I can't offer too much in the way of answers other than to say that I do (and have for some time) share your concerns about this rush towards P3D as 'the future', particularly in terms of cost structure. In that regard, really, most of the eggs are in the Dovetail FS basket, which is based on the FS core and therefore should be the 'consumer' evolution of FSX, provided that DTG get it right in terms of supporting third-party development and provide a solid, global base product. However, we shall see.

 

However, I did notice one comment...

 

 

 


Flight simming was always an expensive hobby.

 

Now, obviously 'expensive' is a relative term and one man's riches are another man's peanuts. However -- I'm not sure I can agree with you on this.

 

I used to race electric model cars. The chassis alone cost upwards of £200 (and, these days, more like £400), before you even put any equipment in to it. You could then add a good £30-£50 for a motor (which, if you wanted to be competitive, you would likely have to replace several times a season). £150+ for a decent electronic speed controller. Anything from £100 to £1000s for a radio system. Tyres were typically around £20-£40 a set, and at the top end you could burn through two or three sets in a single race meeting. OK, some of those items (radios, ESC etc) were more long-term purchases that you could keep for years (although ESC technology in particular, certainly when I was doing it, was updated fairly regularly and so there would come a point after a couple of years when you would really need to update to stay competitive).

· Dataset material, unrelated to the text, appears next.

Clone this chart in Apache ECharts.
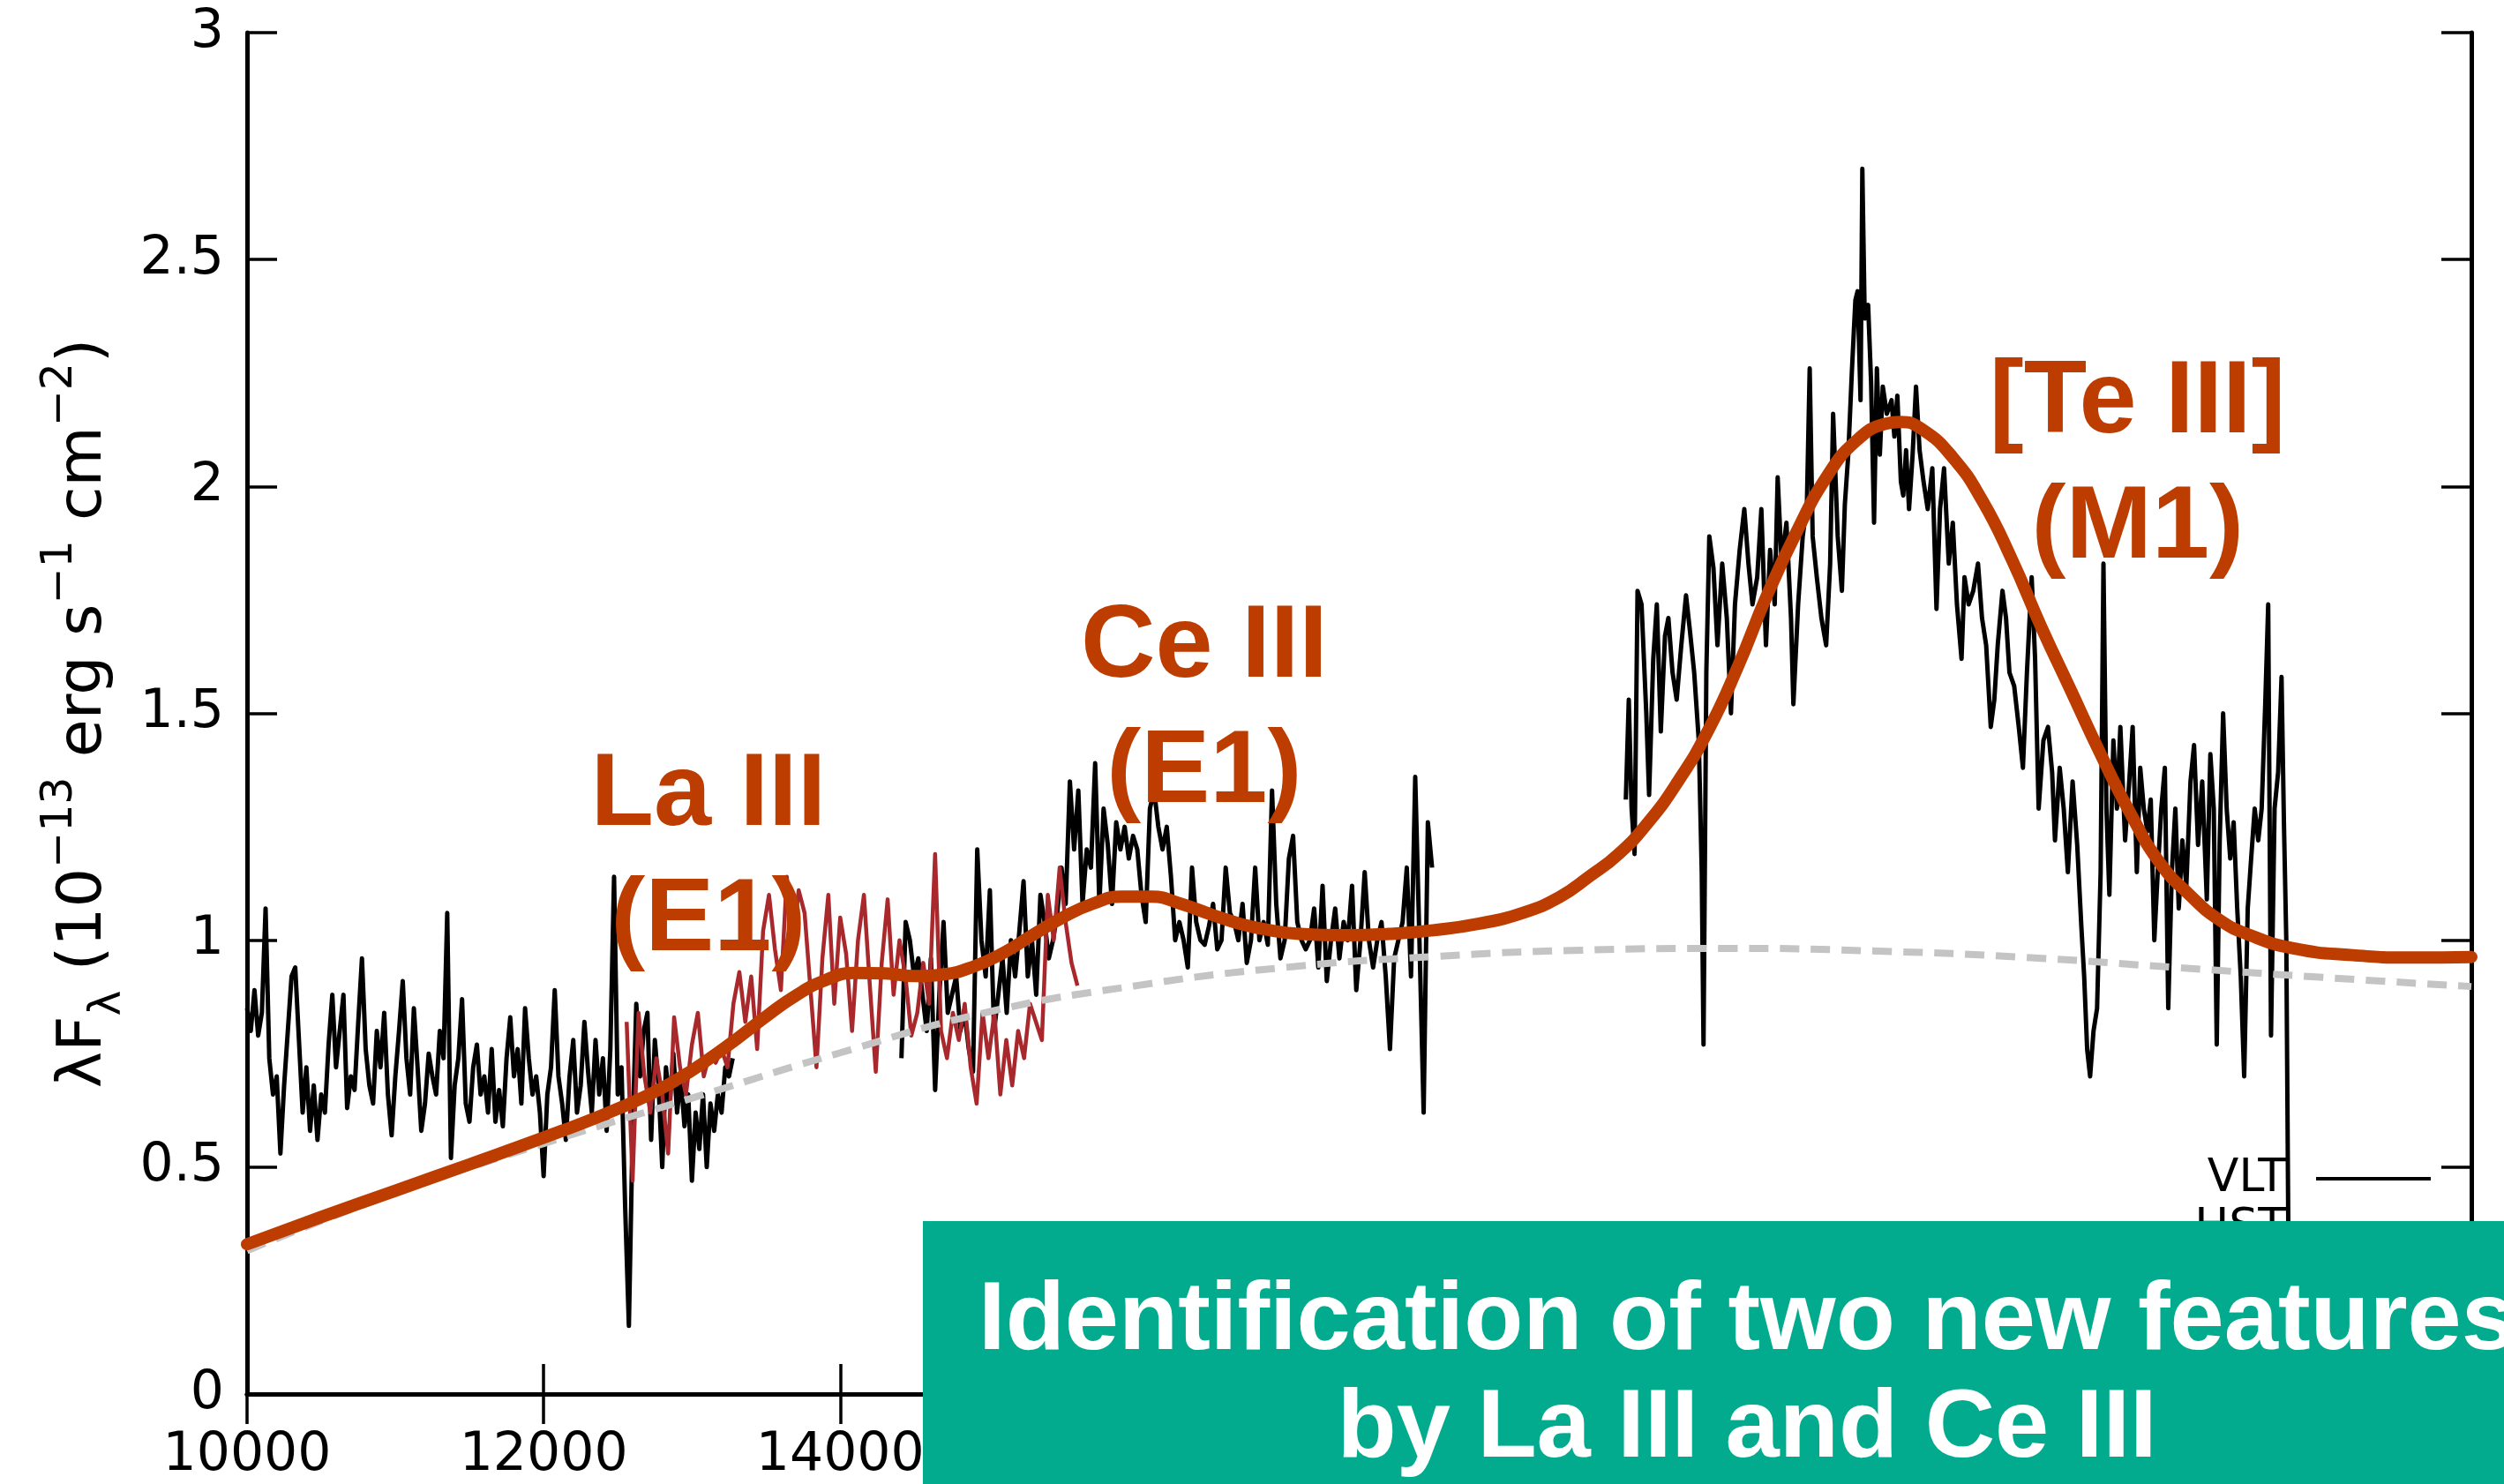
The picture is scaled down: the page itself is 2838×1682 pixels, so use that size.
<!DOCTYPE html>
<html>
<head>
<meta charset="utf-8">
<script src="https://cdn.jsdelivr.net/npm/echarts@6/dist/echarts.min.js"></script>
<style>
  html, body { margin: 0; padding: 0; background: #fff; }
  #chart { width: 2838px; height: 1682px; }
</style>
</head>
<body>
<div id="chart"></div>
<script>
// ---- Spectrum data: wavelength in Angstrom, lambda*F_lambda in 1e-13 erg/s/cm^2 ----

// VLT segment 1 (J band), uniform sampling grid
const vlt1Start = 10000, vlt1Step = 25;
const vlt1Flux = [
  0.85,0.80,0.89,0.79,0.84,1.07,0.74,0.66,0.70,0.53,0.68,0.80,0.92,0.94,0.78,0.62,
  0.72,0.58,0.68,0.56,0.66,0.62,0.77,0.88,0.72,0.80,0.88,0.63,0.70,0.67,0.82,0.96,
  0.76,0.68,0.64,0.80,0.72,0.84,0.66,0.57,0.70,0.80,0.91,0.74,0.66,0.85,0.72,0.58,
  0.64,0.75,0.70,0.66,0.80,0.74,1.06,0.52,0.68,0.74,0.87,0.64,0.60,0.72,0.77,0.66,
  0.70,0.62,0.76,0.60,0.67,0.59,0.74,0.83,0.70,0.76,0.64,0.85,0.74,0.66,0.70,0.62,
  0.48,0.66,0.72,0.89,0.70,0.64,0.56,0.70,0.78,0.62,0.68,0.82,0.71,0.62,0.78,0.66,
  0.74,0.58,0.76,1.14,0.66,0.72,0.41,0.15,0.58,0.86,0.70,0.80,0.84,0.56,0.78,0.68,
  0.50,0.72,0.64,0.75,0.62,0.70,0.59,0.66,0.47,0.62,0.54,0.66,0.50,0.64,0.58,0.66,
  0.62,0.72,0.70,0.74
];

// VLT segment 2 (H band), uniform sampling grid
const vlt2Start = 14413, vlt2Step = 28.4;
const vlt2Flux = [
  0.74,1.04,1.00,0.92,0.96,0.88,0.80,0.96,0.67,0.88,1.04,0.84,0.88,0.92,0.80,0.84,
  0.76,0.71,1.20,1.00,0.92,1.11,0.80,0.88,0.96,0.84,1.00,0.92,1.02,1.13,0.92,1.00,
  0.88,1.10,1.04,0.96,1.00,1.06,1.16,1.08,1.35,1.20,1.33,1.08,1.20,1.16,1.39,1.08,
  1.29,1.21,1.08,1.26,1.20,1.25,1.18,1.23,1.20,1.10,1.04,1.29,1.33,1.25,1.20,1.25,
  1.14,1.00,1.04,1.00,0.94,1.16,1.04,1.00,0.99,1.03,1.08,0.98,1.00,1.16,1.06,1.04,
  1.00,1.08,0.95,1.00,1.16,1.00,1.04,0.99,1.33,1.08,0.96,1.00,1.18,1.23,1.04,1.00,
  0.98,1.00,1.07,0.94,1.12,0.91,1.00,1.07,0.96,1.04,1.00,1.12,0.89,1.00,1.15,1.00,
  0.94,1.00,1.04,0.92,0.76,0.96,1.00,1.04,1.16,0.92,1.36,1.00,0.62,1.26,1.16
];

// VLT segment 3 (K band)
const vlt3 = [
  [19298,1.31],[19318,1.53],[19337,1.29],[19357,1.19],[19377,1.77],[19404,1.74],[19436,1.50],[19455,1.32],
  [19483,1.62],[19507,1.74],[19534,1.46],[19562,1.67],[19585,1.71],[19613,1.59],[19641,1.53],[19672,1.65],
  [19704,1.76],[19731,1.68],[19759,1.59],[19790,1.44],[19810,1.15],[19822,0.77],[19841,1.59],[19861,1.89],
  [19889,1.82],[19916,1.65],[19948,1.83],[19979,1.71],[20007,1.50],[20034,1.74],[20066,1.86],[20097,1.95],
  [20125,1.83],[20152,1.74],[20184,1.80],[20212,1.95],[20243,1.65],[20271,1.86],[20302,1.74],[20322,2.02],
  [20349,1.83],[20381,1.92],[20412,1.71],[20428,1.52],[20460,1.74],[20491,1.89],[20519,1.96],[20538,2.26],
  [20558,1.89],[20586,1.80],[20617,1.71],[20649,1.65],[20676,1.83],[20696,2.16],[20727,1.89],[20755,1.77],
  [20775,1.96],[20798,2.07],[20822,2.25],[20846,2.41],[20861,2.43],[20881,2.19],[20893,2.70],[20909,2.37],
  [20932,2.40],[20952,2.23],[20972,1.92],[20991,2.26],[21011,2.07],[21031,2.22],[21058,2.16],[21090,2.19],
  [21109,2.11],[21129,2.20],[21153,2.01],[21169,1.98],[21188,2.08],[21208,1.95],[21232,2.07],[21255,2.22],
  [21279,2.08],[21306,2.01],[21334,1.95],[21365,2.04],[21393,1.73],[21417,1.95],[21444,2.04],[21476,1.83],
  [21503,1.92],[21531,1.74],[21562,1.62],[21582,1.80],[21610,1.74],[21641,1.77],[21673,1.83],[21700,1.71],
  [21728,1.65],[21759,1.47],[21783,1.53],[21806,1.65],[21838,1.77],[21862,1.71],[21885,1.59],[21917,1.56],
  [21948,1.47],[21976,1.38],[22003,1.59],[22035,1.80],[22058,1.62],[22082,1.29],[22114,1.44],[22145,1.47],
  [22173,1.37],[22192,1.22],[22224,1.38],[22251,1.29],[22279,1.15],[22311,1.35],[22342,1.21],[22370,1.03],
  [22389,0.92],[22409,0.76],[22429,0.70],[22452,0.80],[22476,0.85],[22500,1.15],[22519,1.83],[22539,1.29],
  [22559,1.10],[22586,1.44],[22610,1.29],[22633,1.47],[22665,1.22],[22693,1.35],[22716,1.47],[22744,1.15],
  [22767,1.38],[22791,1.29],[22815,1.24],[22838,1.31],[22862,1.00],[22885,1.15],[22909,1.29],[22933,1.38],
  [22956,0.85],[22980,1.15],[23004,1.29],[23027,1.07],[23051,1.22],[23078,1.12],[23106,1.35],[23130,1.43],
  [23157,1.21],[23185,1.35],[23216,1.09],[23240,1.41],[23263,1.29],[23283,0.77],[23303,1.22],[23326,1.50],
  [23350,1.29],[23374,1.18],[23397,1.26],[23421,1.07],[23445,0.92],[23468,0.70],[23492,1.07],[23515,1.18],
  [23539,1.29],[23563,1.22],[23586,1.29],[23610,1.52],[23630,1.74],[23649,0.79],[23673,1.29],[23697,1.37],
  [23720,1.58],[23736,1.26],[23752,1.00],[23768,0.25],[23775,0.02]
];

// HST spectrum, uniform sampling grid
const hstStart = 12560, hstStep = 40;
const hstFlux = [
  0.82,0.47,0.84,0.70,0.62,0.74,0.66,0.53,0.83,0.72,0.66,0.77,0.84,0.70,0.75,0.73,
  0.76,0.72,0.86,0.93,0.82,0.92,0.76,1.02,1.10,0.98,0.89,1.14,0.99,1.11,1.06,0.89,
  0.72,0.96,1.10,0.86,1.05,0.97,0.80,1.00,1.10,0.90,0.71,0.95,1.09,0.88,1.00,0.92,
  0.79,0.84,0.95,0.86,1.19,0.80,0.74,0.84,0.78,0.86,0.72,0.64,0.84,0.74,0.84,0.66,
  0.78,0.68,0.80,0.74,0.86,0.82,0.78,1.10,1.00,1.16,1.04,0.95,0.90
];

// Kilonova model (continuum + line features)
const modelCurve = [
  [10000,0.330],[10500,0.390],[11000,0.448],[11500,0.506],[12000,0.565],[12400,0.615],[12700,0.658],
  [12900,0.693],[13100,0.735],[13300,0.782],[13500,0.832],[13700,0.878],[13900,0.912],[14100,0.928],
  [14300,0.927],[14500,0.921],[14700,0.925],[14900,0.942],[15100,0.972],[15300,1.012],[15500,1.050],
  [15700,1.080],[15900,1.096],[16100,1.096],[16300,1.080],[16500,1.057],[16700,1.036],[16900,1.022],
  [17100,1.014],[17400,1.011],[17700,1.014],[18000,1.022],[18300,1.036],[18600,1.060],[18850,1.095],
  [19050,1.140],[19250,1.190],[19450,1.260],[19650,1.350],[19850,1.460],[20050,1.600],[20250,1.760],
  [20450,1.900],[20650,2.020],[20850,2.100],[21050,2.138],[21150,2.142],[21300,2.125],[21500,2.065],
  [21700,1.970],[21900,1.840],[22100,1.690],[22300,1.550],[22500,1.410],[22700,1.280],[22900,1.170],
  [23100,1.100],[23300,1.045],[23500,1.012],[23800,0.982],[24200,0.967],[24600,0.962],[25000,0.963]
];

// Blackbody-like continuum
const continuum = [
  [10000,0.316],[11000,0.443],[12000,0.552],[13000,0.652],[14000,0.752],[15000,0.842],[16000,0.900],
  [17000,0.940],[18000,0.964],[19000,0.978],[20000,0.982],[21000,0.976],[22000,0.962],[23000,0.940],
  [24000,0.918],[25000,0.898]
];

// Line identifications (label centre in data coordinates)
const lineLabels = [
  { name: 'La III\n(E1)', value: [13111, 1.179] },
  { name: 'Ce III\n(E1)', value: [16455, 1.506] },
  { name: '[Te III]\n(M1)', value: [22749, 2.043] }
];

const bannerLines = ['Identification of two new features', 'by La III and Ce III'];

// ---- helpers ----
const onGrid = (start, step, vals) => vals.map((v, i) => [start + i * step, v]);

const AXIS_FONT = 'DejaVu Sans';
const BOLD_FONT = 'Liberation Sans';
const ORANGE = '#bd3c00';
const BLACK = '#000';
const HST_RED = '#a8282c';
const axisLine = { show: true, lineStyle: { color: '#000', width: 5 } };
const axisTick = { show: true, inside: true, length: 34, lineStyle: { color: '#000', width: 3.5 } };

const vltLine = (data) => ({
  name: 'VLT', type: 'line', data, showSymbol: false, symbol: 'none',
  lineStyle: { color: BLACK, width: 5, join: 'round' }, itemStyle: { color: BLACK },
  z: 2, silent: true
});

const chart = echarts.init(document.getElementById('chart'), null, { renderer: 'canvas' });

chart.setOption({
  animation: false,
  backgroundColor: '#fff',
  grid: { left: 280, right: 37, top: 37, bottom: 102, containLabel: false, outerBoundsMode: 'none' },
  legend: {
    data: [
      { name: 'VLT', icon: 'rect', itemStyle: { color: BLACK } },
      { name: 'HST', icon: 'rect', itemStyle: { color: HST_RED } }
    ],
    orient: 'vertical',
    right: 83, top: 1310,
    padding: 0,
    itemWidth: 130, itemHeight: 4, itemGap: 4,
    align: 'right',
    textStyle: { fontFamily: AXIS_FONT, fontSize: 52, color: '#000', padding: [0, 29, 0, 0] }
  },
  xAxis: [
    {
      type: 'value', min: 10000, max: 25000, interval: 2000, position: 'bottom',
      axisLine, axisTick, splitLine: { show: false },
      axisLabel: { fontFamily: AXIS_FONT, fontSize: 60, color: '#000', margin: 40, formatter: (v) => String(v) }
    },
    {
      type: 'value', min: 10000, max: 25000, interval: 2000, position: 'top',
      axisLine, axisTick, splitLine: { show: false }, axisLabel: { show: false }
    }
  ],
  yAxis: [
    {
      type: 'value', min: 0, max: 3, interval: 0.5, position: 'left',
      axisLine, axisTick, splitLine: { show: false },
      axisLabel: { fontFamily: AXIS_FONT, fontSize: 60, color: '#000', margin: 26 },
      name: '{a|λF}{s|λ}{a| (10}{p|−13}{a| erg s}{p|−1}{a| cm}{p|−2}{a|)}',
      nameLocation: 'middle', nameRotate: 90, nameGap: 112,
      nameTextStyle: {
        fontFamily: AXIS_FONT, color: '#000',
        rich: {
          a: { fontFamily: AXIS_FONT, fontSize: 70, color: '#000', lineHeight: 104, verticalAlign: 'middle' },
          s: { fontFamily: AXIS_FONT, fontSize: 49, color: '#000', lineHeight: 48, verticalAlign: 'bottom' },
          p: { fontFamily: AXIS_FONT, fontSize: 49, color: '#000', lineHeight: 48, verticalAlign: 'top' }
        }
      }
    },
    {
      type: 'value', min: 0, max: 3, interval: 0.5, position: 'right',
      axisLine, axisTick, splitLine: { show: false }, axisLabel: { show: false }
    }
  ],
  series: [
    vltLine(onGrid(vlt1Start, vlt1Step, vlt1Flux)),
    vltLine(onGrid(vlt2Start, vlt2Step, vlt2Flux)),
    vltLine(vlt3),
    {
      name: 'HST', type: 'line', data: onGrid(hstStart, hstStep, hstFlux),
      showSymbol: false, symbol: 'none',
      lineStyle: { color: HST_RED, width: 4.5, join: 'round' }, itemStyle: { color: HST_RED },
      z: 3, silent: true
    },
    {
      name: 'continuum', type: 'line', data: continuum, smooth: true,
      showSymbol: false, symbol: 'none',
      lineStyle: { color: '#c4c4c4', width: 8, type: [22, 13] },
      z: 4, silent: true
    },
    {
      name: 'model', type: 'line', data: modelCurve, smooth: true,
      showSymbol: false, symbol: 'none',
      lineStyle: { color: ORANGE, width: 14, cap: 'round', join: 'round' },
      z: 5, silent: true
    },
    {
      name: 'lines', type: 'scatter', data: lineLabels,
      symbolSize: 1, itemStyle: { color: 'rgba(0,0,0,0)', opacity: 1 }, z: 6, silent: true,
      label: {
        show: true, position: 'inside', formatter: (p) => p.name, opacity: 1,
        fontFamily: BOLD_FONT, fontWeight: 'bold', fontSize: 117,
        lineHeight: 142, color: ORANGE, align: 'center',
        textBorderWidth: 0
      }
    }
  ],
  graphic: [
    {
      type: 'rect', z: 100,
      shape: { x: 1046, y: 1384, width: 1800, height: 300 },
      style: { fill: '#03ab8e' }
    },
    {
      type: 'text', z: 101, x: 1980, y: 1499,
      style: {
        text: bannerLines[0], fill: '#fff', font: 'bold 110px "Liberation Sans"',
        textAlign: 'center', textVerticalAlign: 'middle'
      }
    },
    {
      type: 'text', z: 101, x: 1980, y: 1621,
      style: {
        text: bannerLines[1], fill: '#fff', font: 'bold 110px "Liberation Sans"',
        textAlign: 'center', textVerticalAlign: 'middle'
      }
    }
  ]
});
</script>
</body>
</html>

New chassis tended to come out every couple of years as well and, again, sooner or later you would have to keep up somewhere near the latest model to stay competitive. Add the cost of replacing broken parts when you ran out of talent, the petrol for driving to race meetings, the odd hotel or camping pass... that was an expensive hobby!

 

Likewise, I've been looking at how much it costs to join the local golf club... safe to say, it would be a lot more than I spend on flight simming annually for a lot fewer hours...

 

Like any hobby, flight simming can be as expensive as you want to make it. If you want to own every payware scenery that comes out, everything that PMDG (and other developers) release, fly it with PFC controls and have hardware MCPs etc, then you can spend a heck of a lot. But for a relatively small outlay on a few things (basic flight controls, a weather engine and a decent aircraft or two) you can have literally thousands and thousands of hours of fun. Loading up FS costs me nothing (electricity excepted); no petrol, no parking fees, no fuel for the aeroplane, no landing/handling/maintenance fees. I can fly all day if I want, burn as much virtual fuel as I like and still have an intact wallet :). If I were to divide the number of hours I've flown (or even the number of flights) by the money I've spent it would work out as a very favourable number, definitely by comparison to many other hobbies.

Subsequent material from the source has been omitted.